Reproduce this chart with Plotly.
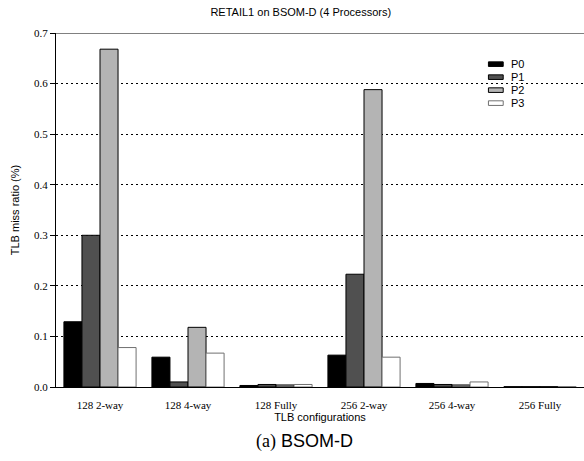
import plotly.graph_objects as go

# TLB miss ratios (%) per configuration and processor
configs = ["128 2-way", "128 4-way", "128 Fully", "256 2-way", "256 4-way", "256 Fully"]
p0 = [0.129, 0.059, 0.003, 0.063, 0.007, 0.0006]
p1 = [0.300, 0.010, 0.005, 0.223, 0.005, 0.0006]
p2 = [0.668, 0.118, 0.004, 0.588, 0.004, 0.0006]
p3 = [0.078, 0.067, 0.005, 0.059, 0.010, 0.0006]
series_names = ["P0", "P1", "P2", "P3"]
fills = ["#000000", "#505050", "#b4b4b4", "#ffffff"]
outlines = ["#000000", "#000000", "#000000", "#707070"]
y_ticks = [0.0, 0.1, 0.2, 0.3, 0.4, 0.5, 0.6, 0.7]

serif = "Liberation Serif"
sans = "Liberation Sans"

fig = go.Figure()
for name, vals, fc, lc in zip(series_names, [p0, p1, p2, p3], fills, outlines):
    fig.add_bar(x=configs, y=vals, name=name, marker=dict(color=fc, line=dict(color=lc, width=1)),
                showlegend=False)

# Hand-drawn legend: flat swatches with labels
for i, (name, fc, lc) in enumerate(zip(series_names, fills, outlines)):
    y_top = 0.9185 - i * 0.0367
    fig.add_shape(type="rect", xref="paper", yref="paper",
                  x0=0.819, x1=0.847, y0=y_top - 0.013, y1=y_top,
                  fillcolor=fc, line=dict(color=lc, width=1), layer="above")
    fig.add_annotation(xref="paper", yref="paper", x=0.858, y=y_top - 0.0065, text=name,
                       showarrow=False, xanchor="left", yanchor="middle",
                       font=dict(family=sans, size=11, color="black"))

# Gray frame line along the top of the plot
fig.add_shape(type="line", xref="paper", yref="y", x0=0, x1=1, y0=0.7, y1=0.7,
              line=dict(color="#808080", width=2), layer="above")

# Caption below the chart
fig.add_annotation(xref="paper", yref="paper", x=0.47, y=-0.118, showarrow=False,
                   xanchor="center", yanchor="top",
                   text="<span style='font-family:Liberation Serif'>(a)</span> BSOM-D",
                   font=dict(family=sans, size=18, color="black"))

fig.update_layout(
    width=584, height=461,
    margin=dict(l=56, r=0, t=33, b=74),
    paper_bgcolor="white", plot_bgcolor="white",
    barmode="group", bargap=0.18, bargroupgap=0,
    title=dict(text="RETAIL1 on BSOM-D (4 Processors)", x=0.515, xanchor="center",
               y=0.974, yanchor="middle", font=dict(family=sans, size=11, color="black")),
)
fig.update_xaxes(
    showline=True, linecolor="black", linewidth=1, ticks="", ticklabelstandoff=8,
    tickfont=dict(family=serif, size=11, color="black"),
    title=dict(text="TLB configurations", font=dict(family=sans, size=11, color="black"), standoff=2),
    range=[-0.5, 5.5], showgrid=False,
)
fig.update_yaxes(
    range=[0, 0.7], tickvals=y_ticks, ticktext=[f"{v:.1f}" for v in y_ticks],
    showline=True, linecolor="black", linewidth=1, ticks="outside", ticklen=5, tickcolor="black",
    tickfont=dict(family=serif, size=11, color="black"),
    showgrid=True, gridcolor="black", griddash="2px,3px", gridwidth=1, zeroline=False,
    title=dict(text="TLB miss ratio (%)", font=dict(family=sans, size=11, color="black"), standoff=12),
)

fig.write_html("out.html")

- - - - -

» The problem: Reproduce exactly the run of lines that opens the listing and closes with the line holding "showlegend=False)". Pictures are excluded.

» Written solution:
Reproduce this chart with Plotly.
import plotly.graph_objects as go

# TLB miss ratios (%) per configuration and processor
configs = ["128 2-way", "128 4-way", "128 Fully", "256 2-way", "256 4-way", "256 Fully"]
p0 = [0.129, 0.059, 0.003, 0.063, 0.007, 0.0006]
p1 = [0.300, 0.010, 0.005, 0.223, 0.005, 0.0006]
p2 = [0.668, 0.118, 0.004, 0.588, 0.004, 0.0006]
p3 = [0.078, 0.067, 0.005, 0.059, 0.010, 0.0006]
series_names = ["P0", "P1", "P2", "P3"]
fills = ["#000000", "#505050", "#b4b4b4", "#ffffff"]
outlines = ["#000000", "#000000", "#000000", "#707070"]
y_ticks = [0.0, 0.1, 0.2, 0.3, 0.4, 0.5, 0.6, 0.7]

serif = "Liberation Serif"
sans = "Liberation Sans"

fig = go.Figure()
for name, vals, fc, lc in zip(series_names, [p0, p1, p2, p3], fills, outlines):
    fig.add_bar(x=configs, y=vals, name=name, marker=dict(color=fc, line=dict(color=lc, width=1)),
                showlegend=False)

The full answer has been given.